Kperogi is a supporter of Tinubu but just like so many Nigerians who share his type of double character, he is  finding it difficult to come clean about it, so he is using mind games this time around to blame Buhari and his policy as the reason why Tinubu would fail even though according to him, he doesn’t want it but he would prefer that the failure of Tinubu occurs through ballots and not through sabotage.

However, what Kperogi and the likes who don’t have the audacity and criticality to formulate critical campaign strategies to market Tinubu don’t understand is that the suffering of Nigerians which had largely made them to make up a mind did not start with the naira scarcity and it’s attendant suffering which in my opinion is over bloated by the likes of Kperogi and other propaganda merchants to unfairly blackmail Buhari into succumbing to perhaps use state resources to install Asiwaju as president and that won’t happen because in reality Nigeria has long moved away from such. You have to have some level of popularity to rig elections in any society and rather than campaign enough to get the masses support for Asiwaju, Kperogi and the likes believe the victory must only be gotten through blackmail.

While on my way back from office yesterday, I critically examined the menial marketers like ‘suya’ sellers and the rest, and I saw a normal activity going on as I used to know it and I wondered in my mind where the excessive suffering that was been hyped was? It has also been established and I know that those people in the remote villages that Kperogi attempted to refer to do not need more than one to five thousand Naira to transact and while in the beginning things got a little rough, POS merchants have since gotten cash for them and things are normalizing, so I’m sure that the whole propaganda about suffering is being spewed by some political elements who perhaps see free and fair contest as a threat to their victory and such narrative has to stop quickly because in recent past it was same kind of narrative that made Jonathan loose elections, Nigerians desist such fearful narrative.

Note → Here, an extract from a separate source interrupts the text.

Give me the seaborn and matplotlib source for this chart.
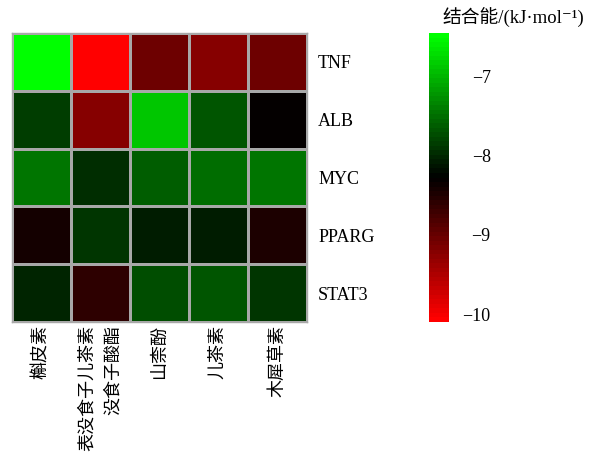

Furthermore, Kperogi alluded to the fact that Asiwaju always used billion vans to win his way through elections, assuming without conceding that was true as coming from him, is Kperogi then telling us that he supports a corruption of the electoral system? If anything, is ensuring a free and fair contest by Buhari not worthy of commendation? I can bet you Nigerians especially those from

Northern Nigeria have accepted this policy not because there are not minor and temporary discomfort about it but because they see it from the prism of Buhari doing what he ought to have done a long time ago which was to annihilate corruption and its practices, so it appears the people were ready to bear this brunt in as much as it guarantees free and fair contest.

Speaking about a payback by Buhari after Tinubu had supported him, I have maintained in different fora that the agreement for the reciprocation was a party matter and that had been settled at the primary elections because indeed all stakeholders allowed Tinubu to emerge even though they had other preferences which is normal with every human. However, general elections are a totally different games because there are other contestants and it is a democratic regime we are in where numbers of votes garnered matters most, so Kperogi and co should rather concentrate on fetching votes for Tinubu rather than blackmailing Buhari to hand over powder to Tinubu already baked.

Kperogi supports Tinubu,I knew this penultimate the primary elections, when he kept dropping hammers on Osinbajo, a contract he collected to disparage Osinbajo in the eyes of the northerners so as to pave way for Asiwaju and that worked but the current one won’t work because the ordinary people from the north have bought into it to a large extent maybe not so much from the beginning of it but much more now. Rather than all these intellectual shortcuts, I have advised the APC and it’s campaign to make appropriate recruitments to formulate strategies and such recruitments can be out of the ‘big names’ and the usuals, there are millions of smart boys and girls out there who can beat Kperogi and the likes to their cheap and opportunistic games, Daniel Bwala is one of such examples!

May the best man win for Nigeria’s increased progress, Amen!